My current visit to Ukraine brings to mind the philosopher George Santayana’s famous aphorism, that “those who cannot remember the past are condemned to repeat it,” and its commonplace misrepresentation, that “those who forget history are doomed to repeat it.”
Let’s start with the fact that these two statements are completely different. Santayana is talking about a capacity or facility. That is, if we lack the capacity or facility to remember—i.e., if we cannot remember—we will suffer certain consequences. In contrast, the misrepresentation asserts that, unless we remember—i.e., if we forget—we will suffer certain consequences. To possess the capacity to remember does not mean that we must always exercise it, that we dare never forget. It means only that we are able to remember the past if and when we want to and, by logical extension, that we are able not to remember the past if and when we want to. According to the misrepresentation, we have no such choice. We must remember, we may not forget—ever—without suffering the consequences.

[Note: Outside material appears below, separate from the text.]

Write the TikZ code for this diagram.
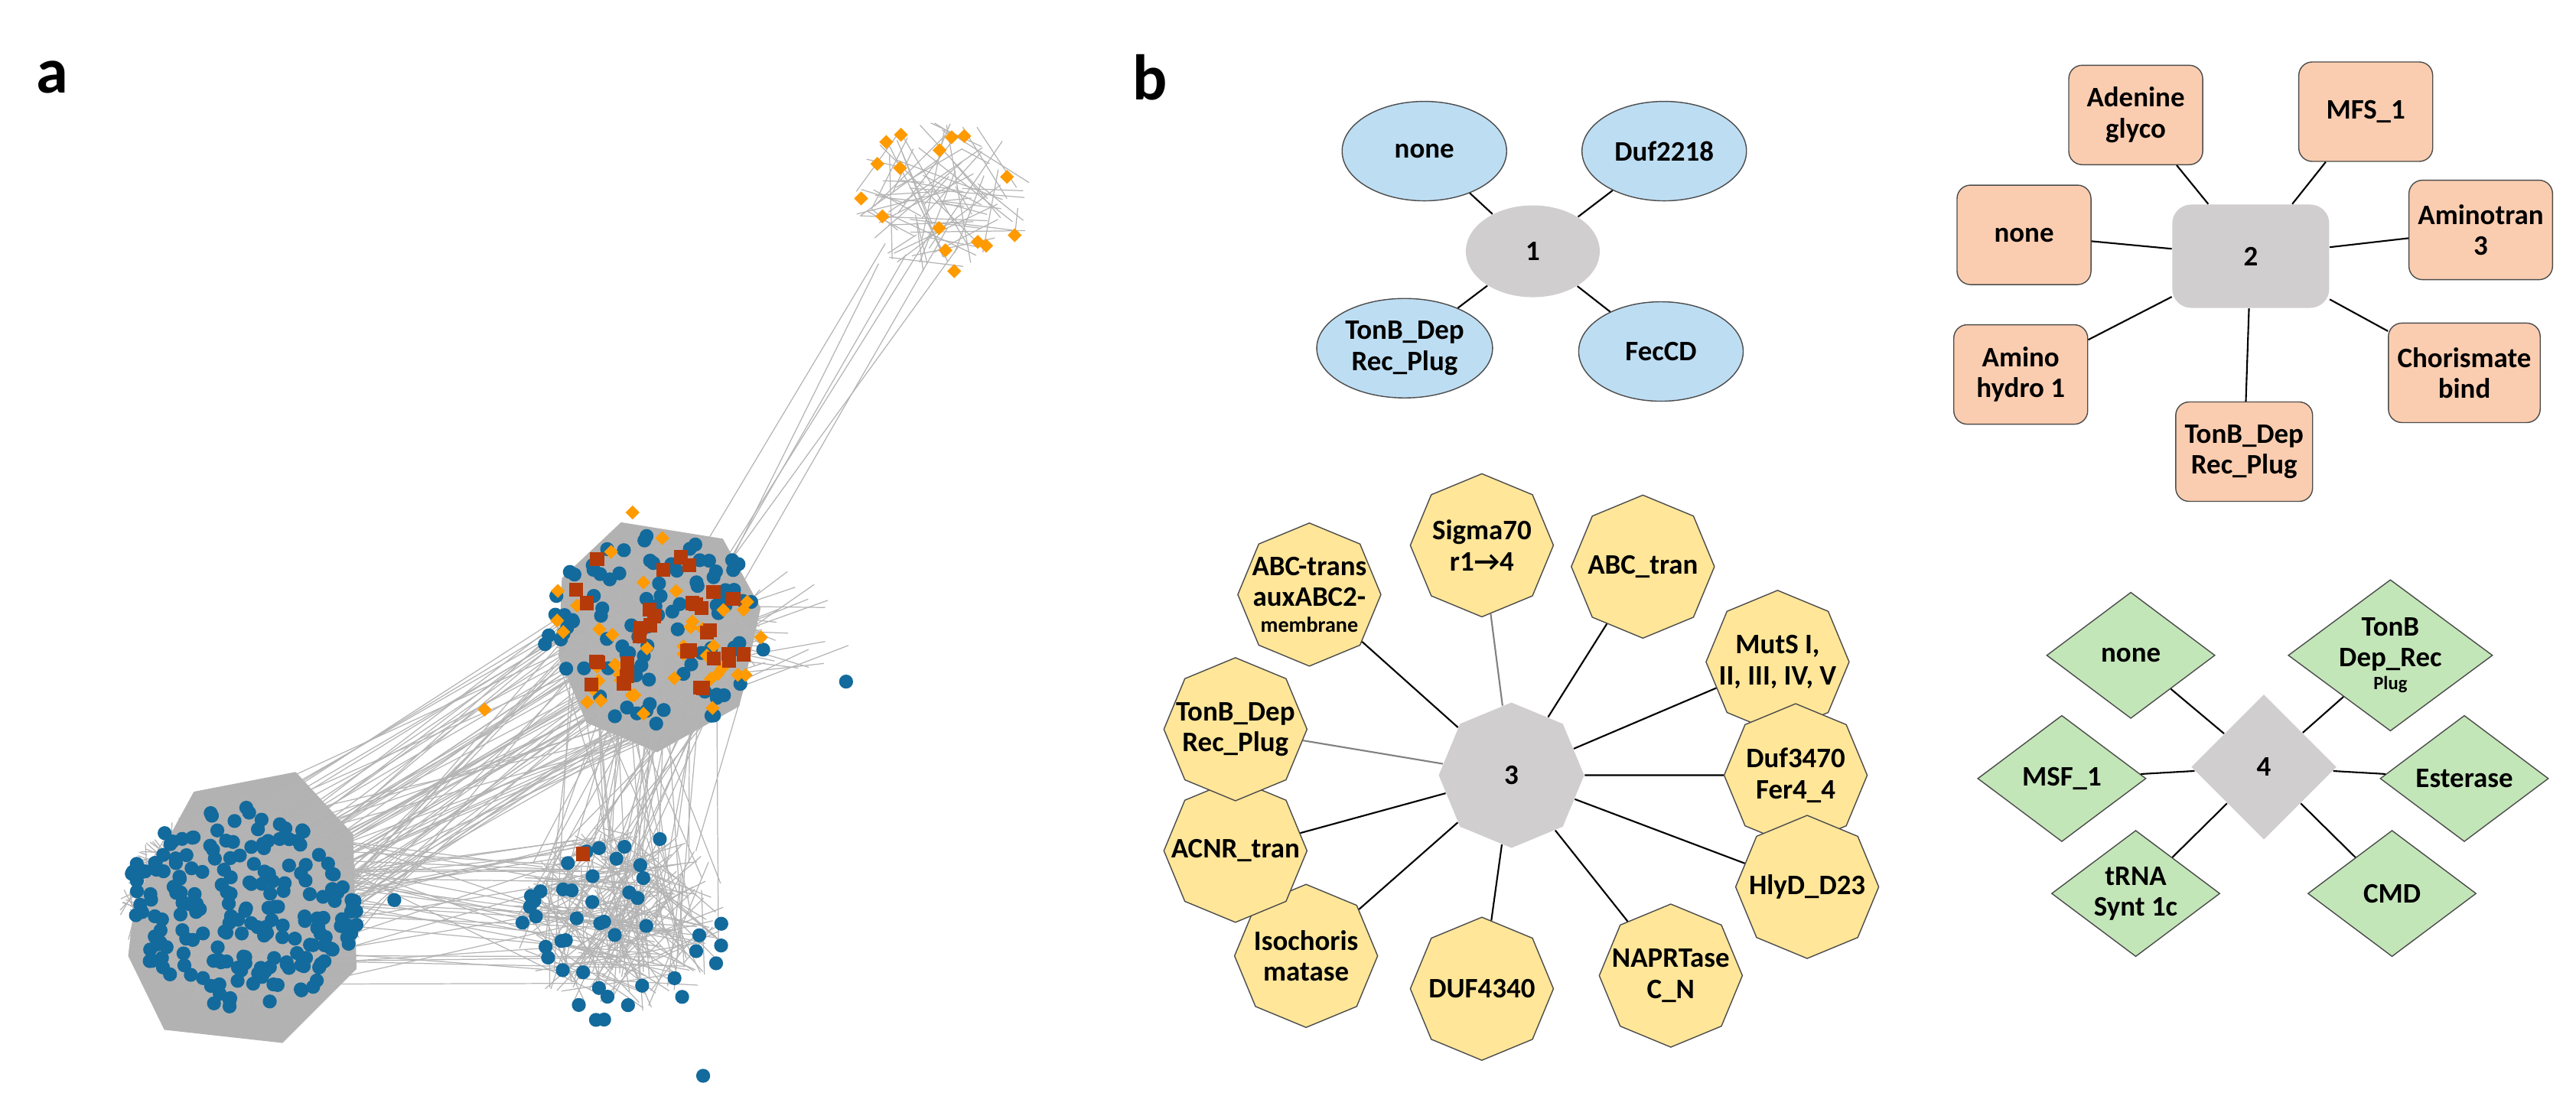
\documentclass[tikz,border=0pt]{standalone}
\usepackage{fontspec}
\setmainfont{Carlito}
\usetikzlibrary{shapes.geometric}
\definecolor{cblue}{HTML}{BDDDF2}
\definecolor{corange}{HTML}{FBCDB0}
\definecolor{cyellow}{HTML}{FFE699}
\definecolor{cgreen}{HTML}{C3E6B8}
\definecolor{cgray}{HTML}{D0CECE}
\definecolor{dblue}{HTML}{136A9C}
\definecolor{dorange}{HTML}{FF9A00}
\definecolor{dred}{HTML}{B53A0A}
\definecolor{egray}{HTML}{B4B4B4}
\newcommand\myedges[7]{\foreach \k in {1,...,#7}{\pgfmathsetmacro\aA{rnd*360}\pgfmathsetmacro\rA{sqrt(rnd)*#3}\pgfmathsetmacro\aB{rnd*360}\pgfmathsetmacro\rB{sqrt(rnd)*#6}\draw[edge] ({#1+\rA*cos(\aA)},{#2+0.85*\rA*sin(\aA)}) -- ({#4+\rB*cos(\aB)},{#5+0.85*\rB*sin(\aB)});}}
\newcommand\mydots[5]{\foreach \k in {1,...,#4}{\pgfmathsetmacro\aA{rnd*360}\pgfmathsetmacro\rA{sqrt(rnd)*#3}\path ({#1+\rA*cos(\aA)},{#2+0.85*\rA*sin(\aA)}) pic{#5};}}
\tikzset{
 edge/.style={draw=egray,line width=0.35pt},
 bdot/.pic={\fill[dblue] (0,0) circle (2.6pt);},
 odia/.pic={\fill[dorange] (0,2.6pt)--(2.6pt,0)--(0,-2.6pt)--(-2.6pt,0)--cycle;},
 rsq/.pic={\fill[dred] (-2.6pt,-2.6pt) rectangle (2.6pt,2.6pt);},
 lab/.style={font=\bfseries\fontsize{10.5pt}{11.5pt}\selectfont,align=center,text=black},
 conn/.style={draw=black,line width=0.6pt},
 ell/.style={ellipse,draw=black!70,fill=cblue,minimum width=2.15cm,minimum height=1.3cm,inner sep=1pt,lab},
 rr/.style={rectangle,rounded corners=5pt,draw=black!70,fill=corange,minimum width=1.75cm,minimum height=1.3cm,lab},
 oct/.style={regular polygon,regular polygon sides=8,shape border rotate=22.5,draw=black!70,fill=cyellow,minimum size=1.87cm,inner sep=0pt,label={[lab]center:#1}},
 dia/.style={diamond,aspect=1.35,draw=black!70,fill=cgreen,minimum width=2.2cm,minimum height=1.65cm,inner sep=0pt,lab},
}
\begin{document}
\begin{tikzpicture}[x=0.021473cm,y=-0.021473cm]
\useasboundingbox (0,0) rectangle (1568,673);
\pgfmathsetseed{7}
% panel labels
\node[font=\bfseries\fontsize{24pt}{26pt}\selectfont] (la) at (32,47) {a};
\node[font=\bfseries\fontsize{24pt}{26pt}\selectfont] (lb) at (700,47) {b};
% ---------- panel a ----------
\fill[gray!60] (82,548)--(118,482)--(180,470)--(215,508)--(217,590)--(172,635)--(100,627)--(78,582)--cycle;
\fill[gray!60] (342,352)--(378,318)--(440,328)--(463,370)--(450,430)--(400,458)--(357,440)--(340,400)--cycle;
\myedges{148}{552}{75}{148}{552}{75}{500}
\myedges{400}{385}{65}{400}{385}{65}{350}
\myedges{378}{560}{68}{378}{560}{68}{160}
\myedges{575}{120}{55}{575}{120}{55}{70}
\myedges{148}{552}{70}{400}{400}{60}{70}
\myedges{148}{552}{70}{378}{555}{60}{40}
\myedges{378}{555}{65}{400}{400}{60}{50}
\myedges{400}{390}{40}{560}{150}{30}{6}
\myedges{400}{390}{60}{480}{380}{40}{25}
\mydots{148}{552}{72}{210}{bdot}
\mydots{378}{565}{68}{45}{bdot}
\mydots{400}{385}{70}{100}{bdot}
\mydots{400}{385}{68}{40}{odia}
\mydots{400}{380}{60}{32}{rsq}
\mydots{575}{120}{55}{16}{odia}
\path (428,655) pic{bdot} (515,415) pic{bdot} (295,432) pic{odia} (385,312) pic{odia} (240,548) pic{bdot} (355,520) pic{rsq};
% ---------- panel b cluster 1 ----------
\node[ellipse,fill=cgray,minimum width=1.75cm,minimum height=1.2cm,lab] (c1) at (933,153) {1};
\node[ell] (n1a) at (867,92) {none};
\node[ell] (n1b) at (1013,92) {Duf2218};
\node[ell] (n1c) at (855,212) {TonB\_Dep\\Rec\_Plug};
\node[ell] (n1d) at (1011,214) {FecCD};
\foreach \n in {n1a,n1b,n1c,n1d} \draw[conn] (c1) -- (\n);
% cluster 2
\node[rectangle,rounded corners=7pt,fill=cgray,minimum width=2.05cm,minimum height=1.35cm,lab] (c2) at (1370,156) {2};
\node[rr] (n2a) at (1300,70) {Adenine\\glyco};
\node[rr] (n2b) at (1440,68) {MFS\_1};
\node[rr] (n2c) at (1232,143) {none};
\node[rr] (n2d) at (1510,140) {Aminotran\\3};
\node[rr] (n2e) at (1230,228) {Amino\\hydro 1};
\node[rr] (n2f) at (1366,275) {TonB\_Dep\\Rec\_Plug};
\node[rr] (n2g) at (1500,227) {Chorismate\\bind};
\foreach \n in {n2a,n2b,n2c,n2d,n2e,n2f,n2g} \draw[conn] (c2) -- (\n);
% cluster 3
\node[regular polygon,regular polygon sides=8,shape border rotate=22.5,fill=cgray,minimum size=1.9cm,inner sep=0pt,lab] (c3) at (920,472) {3};
\node[oct={ABC-trans\\auxABC2-\\[-2pt]{\fontsize{8pt}{9pt}\selectfont membrane}}] (n3a) at (797,362) {};
\node[oct={Sigma70\\r1\textrightarrow4}] (n3b) at (902,332) {};
\node[oct={ABC\_tran}] (n3c) at (1000,345) {};
\node[oct={MutS I,\\II, III, IV, V}] (n3d) at (1082,403) {};
\node[oct={Duf3470\\Fer4\_4}] (n3e) at (1093,472) {};
\node[oct={HlyD\_D23}] (n3f) at (1100,540) {};
\node[oct={NAPRTase\\C\_N}] (n3g) at (1017,594) {};
\node[oct={DUF4340}] (n3h) at (902,602) {};
\node[oct={Isochoris\\matase}] (n3i) at (795,582) {};
\node[oct={ACNR\_tran}] (n3j) at (752,518) {};
\node[oct={TonB\_Dep\\Rec\_Plug}] (n3k) at (752,444) {};
\foreach \n in {n3a,n3c,n3d,n3e,n3f,n3g,n3h,n3i,n3j} \draw[conn] (c3) -- (\n);
\draw[conn,draw=gray] (c3) -- (n3b);
\draw[conn,draw=gray] (c3) -- (n3k);
% cluster 4
\node[diamond,aspect=1,fill=cgray,minimum size=1.9cm,inner sep=0pt,lab] (c4) at (1378,467) {4};
\node[dia] (n4a) at (1297,399) {none};
\node[dia] (n4b) at (1455,399) {TonB\\Dep\_Rec\\[-3pt]{\fontsize{7pt}{8pt}\selectfont Plug}};
\node[dia] (n4c) at (1255,474) {MSF\_1};
\node[dia] (n4d) at (1500,474) {Esterase};
\node[dia] (n4e) at (1300,544) {tRNA\\Synt 1c};
\node[dia] (n4f) at (1456,544) {CMD};
\foreach \n in {n4a,n4b,n4c,n4d,n4e,n4f} \draw[conn] (c4) -- (\n);
\end{tikzpicture}
\end{document}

“Remember, if you desire or need to remember,” is the polar opposite of “Never stop remembering!” The former is future-directed; the latter is past-directed. The former is about living one’s life “in the moment” and in the moments to come; the latter is about living in the past. The former claim says that there may be lessons in the past that we may want to heed. The latter claim insists that the only lessons worth knowing are the lessons of the past. Santayana’s injunction is liberating: it is premised on our freedom and on our freedom to choose how we live, what we remember, and how we cope with the future. The misrepresentation is confining: it is premised on our inability to remember wisely, to exercise choice, and to prepare for the future.

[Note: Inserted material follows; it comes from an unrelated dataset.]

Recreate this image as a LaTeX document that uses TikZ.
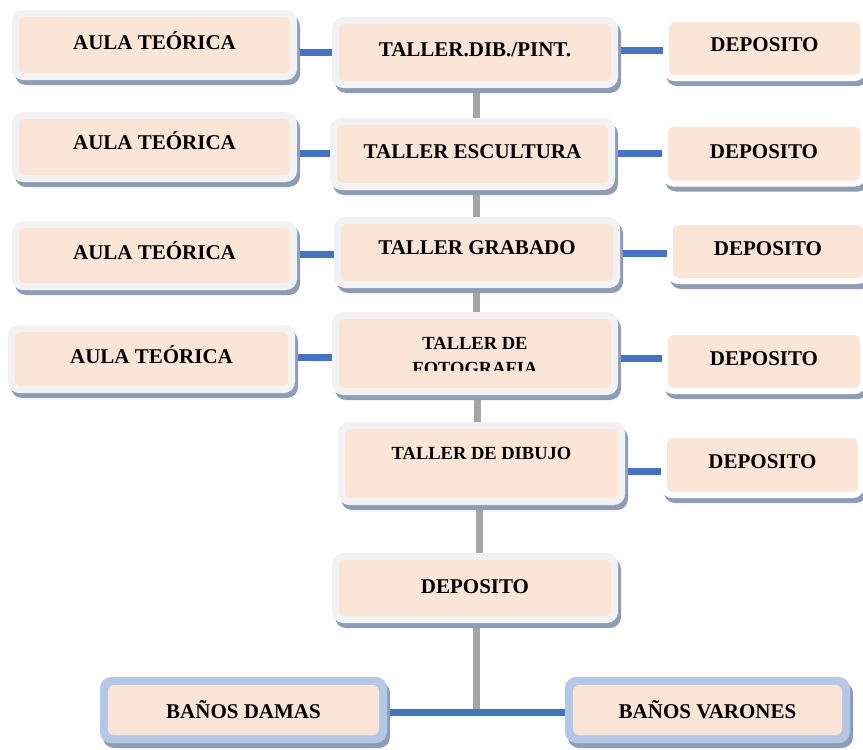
\documentclass[tikz,border=0pt]{standalone}
\usepackage{fontspec}
\setmainfont{Liberation Serif}
\usetikzlibrary{shadows}
\definecolor{peach}{HTML}{FBE5D6}
\definecolor{framegray}{HTML}{F2F2F2}
\definecolor{frameblue}{HTML}{B4C7E7}
\definecolor{shadowc}{HTML}{8E9CB6}
\definecolor{linkblue}{HTML}{4472C4}
\definecolor{linkgray}{HTML}{A6A6A6}
\pgfdeclarelayer{bg}
\pgfdeclarelayer{links}
\pgfsetlayers{bg,links,main}
\tikzset{
  boxbase/.style={rectangle, inner sep=0pt, outer sep=0pt, rounded corners=11pt,
    drop shadow={shadow xshift=3pt, shadow yshift=-5pt, fill=shadowc, opacity=1}},
  graybox/.style={boxbase, fill=framegray},
  whitebox/.style={boxbase, fill=white},
  bluebox/.style={boxbase, fill=frameblue},
  lbl/.style={font=\bfseries\fontsize{21}{24}\selectfont, text height=13.75pt, text depth=0pt, inner sep=0pt},
  lblsmall/.style={font=\bfseries\fontsize{18.5}{25}\selectfont, inner sep=0pt, align=center},
  bline/.style={draw=linkblue, line width=7pt},
  gline/.style={draw=linkgray, line width=7pt},
}
% name, cx, cy, w, h, style, frame width, text y, text
\newcommand\mkbox[9]{%
  \node[#6, minimum width=#4pt, minimum height=#5pt] (#1) at (#2,#3) {};
  \fill[peach, rounded corners=6pt] ([shift={(#7pt,-#7pt)}]#1.north west) rectangle ([shift={(-#7pt,#7pt)}]#1.south east);
  \ifx\relax#9\relax\else\node[lbl] (#1t) at (#2,#8) {#9};\fi
}
\begin{document}
\begin{tikzpicture}[x=1pt,y=-1pt]
\begin{pgfonlayer}{bg}
  \fill[white] (0,0) rectangle (863,750);
\end{pgfonlayer}
\useasboundingbox (0,0) rectangle (863,750);

% row 1
\mkbox{a1}{154.5}{45}{285}{70}{graybox}{7}{43}{AULA TEÓRICA}
\mkbox{t1}{475}{52.5}{286}{71}{graybox}{7}{50}{TALLER.DIB./PINT.}
\mkbox{d1}{764.5}{48.5}{203}{65}{whitebox}{6}{45}{DEPOSITO}
% row 2
\mkbox{a2}{154.5}{147}{285}{70}{graybox}{7}{143}{AULA TEÓRICA}
\mkbox{t2}{472.5}{154}{285}{72}{graybox}{7}{152}{TALLER ESCULTURA}
\mkbox{d2}{764}{153.5}{204}{66}{whitebox}{6}{152}{DEPOSITO}
% row 3
\mkbox{a3}{154.5}{255.5}{285}{69}{graybox}{7}{253}{AULA TEÓRICA}
\mkbox{t3}{477}{252.5}{286}{71}{graybox}{7}{248}{TALLER GRABADO}
\mkbox{d3}{768}{251.5}{202}{65}{whitebox}{6}{249}{DEPOSITO}
% row 4
\mkbox{a4}{151.5}{359}{287}{68}{graybox}{7}{357}{AULA TEÓRICA}
\mkbox{t4}{475}{353.5}{286}{83}{graybox}{7}{353}{}
\begin{scope}
  \clip (332,300) rectangle (618,370);
  \node[lblsmall] (t4t) at (475,355.5) {TALLER DE\\FOTOGRAFIA};
\end{scope}
\mkbox{d4}{764}{361.5}{204}{65}{whitebox}{6}{359}{DEPOSITO}
% row 5
\mkbox{t5}{481.5}{463.5}{287}{83}{graybox}{7}{453}{}
\node[lblsmall, text height=12.1pt, text depth=0pt] (t5t) at (481.5,453) {TALLER DE DIBUJO};
\mkbox{d5}{762.5}{465}{203}{66}{whitebox}{6}{462}{DEPOSITO}
% row 6
\mkbox{t6}{475}{588}{286}{70}{graybox}{7}{587}{DEPOSITO}
% bottom
\mkbox{b1}{243.5}{710}{287}{66}{bluebox}{8}{712}{BAÑOS DAMAS}
\mkbox{b2}{707.5}{710}{285}{66}{bluebox}{8}{712}{BAÑOS VARONES}

\coordinate (j) at (476,712);
\begin{pgfonlayer}{links}
  % vertical spine
  \draw[gline] (476,0 |- t1.south) -- (476,0 |- t2.north);
  \draw[gline] (476,0 |- t2.south) -- (476,0 |- t3.north);
  \draw[gline] (476,0 |- t3.south) -- (476,0 |- t4.north);
  \draw[gline] (477,0 |- t4.south) -- (477,0 |- t5.north);
  \draw[gline] (479,0 |- t5.south) -- (479,0 |- t6.north);
  \draw[gline] (476,0 |- t6.south) -- (j);
  % horizontal links
  \draw[bline] (a1.east |- 0,52) -- (t1.west |- 0,52);
  \draw[bline] (t1.east |- 0,50) -- (d1.west |- 0,50);
  \draw[bline] (a2.east |- 0,153) -- (t2.west |- 0,153);
  \draw[bline] (t2.east |- 0,153) -- (d2.west |- 0,153);
  \draw[bline] (a3.east |- 0,254) -- (t3.west |- 0,254);
  \draw[bline] (t3.east |- 0,253) -- (d3.west |- 0,253);
  \draw[bline] (a4.east |- 0,357) -- (t4.west |- 0,357);
  \draw[bline] (t4.east |- 0,358) -- (d4.west |- 0,358);
  \draw[bline] (t5.east |- 0,471) -- (d5.west |- 0,471);
  \draw[bline] (b1.east |- j) -- (b2.west |- j);
\end{pgfonlayer}
\end{tikzpicture}
\end{document}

Santayana is right to say that the ability to remember can be useful in avoiding mistakes. Put that way, of course, the claim is hardly as profound as it may at first glance strike us. After all, who would dispute what is ultimately little more than an assertion of common sense? In contrast, the popular misrepresentation is likely to produce the very opposite of what it claims. If all we do is remember and never forget the past, how can we possibly live in the present and anticipate the future? Ironically, never forgetting and always remembering probably dooms us to repeating that which we never forget and always remember.
Which brings me to Ukraine. In Soviet times, the country and its people lacked the capacity to remember. That right was appropriated by the Communist Party and its propaganda machine, which churned out usable versions of a past that rarely corresponded to anything resembling the “real” past. Independent Ukraine seized back that capacity and has been doing little but trying to remember since 1991. Those efforts have produced mixed results. The people who can actually remember the past are mostly dead, much of the documentary evidence of the past has been destroyed by the Soviets and the Nazis, the magnitude of Soviet distortions of the past far exceeds the capacity of Ukraine’s overworked historians to correct them, and the far more institutionalized remembrances of Poles, Russians, and Jews often reduce Ukrainians to bit players, voiceless Others, and brutes.
Has remembering kept Ukraine from repeating past mistakes? Hardly. If remembering were a panacea, Ukraine would be Switzerland, and not Zimbabwe. If we accept as true the claim that non-remembering leads to repetition of mistakes, it does not logically follow that remembering leads to non-repetition of mistakes. So what good is remembering? It may be a great way to build identities and to settle political scores, but remembering is only marginally useful when it comes to solving problems. Look at the Israelis and Palestinians: the more they remember, the less capable they become of solving their problems today. Look at Germany: its commemoration of the Holocaust hasn’t prevented it from being supremely indifferent to human rights violations in Russia. Look at the United States: its obsession with the Founding Fathers offers little guidance to fixing the American economy and polity.
These examples suggest two conclusions. First, that remembering and problem-fixing are very different things and the connection between them is hardly as obvious as misrepresentations of Santayana suggest. And second, that the state, as the key problem fixer, should keep a low profile when it comes to remembering.
For one thing, the state is a clumsy and inefficient instrument for remembering the past. If it can’t pick economic winners, how can it pick historical winners? More important, the state—and, above all, the profoundly corrupt and self-centered Ukrainian state—has its own interests, and these are, after all, to live well at popular expense. When the state promotes remembrance, cui really bono?
This is not to say that, as the Regionnaires insist, the Holodomor should be erased, that World War II should forever remain the Great Fatherland War, that Ukraine should not accept the historical validity of the anti-Soviet nationalist resistance movement, and so on. After all, the Regionnaires want to turn back the clock and reintroduce Stalinist policies of enforced misremembering. But it is to say that the best form of remembering is societal remembering.
Let people remember. Let historians remember. Let people tell historians what they believe is important. And let historians tell people what they think really happened. And let the state remember to fix the country and itself.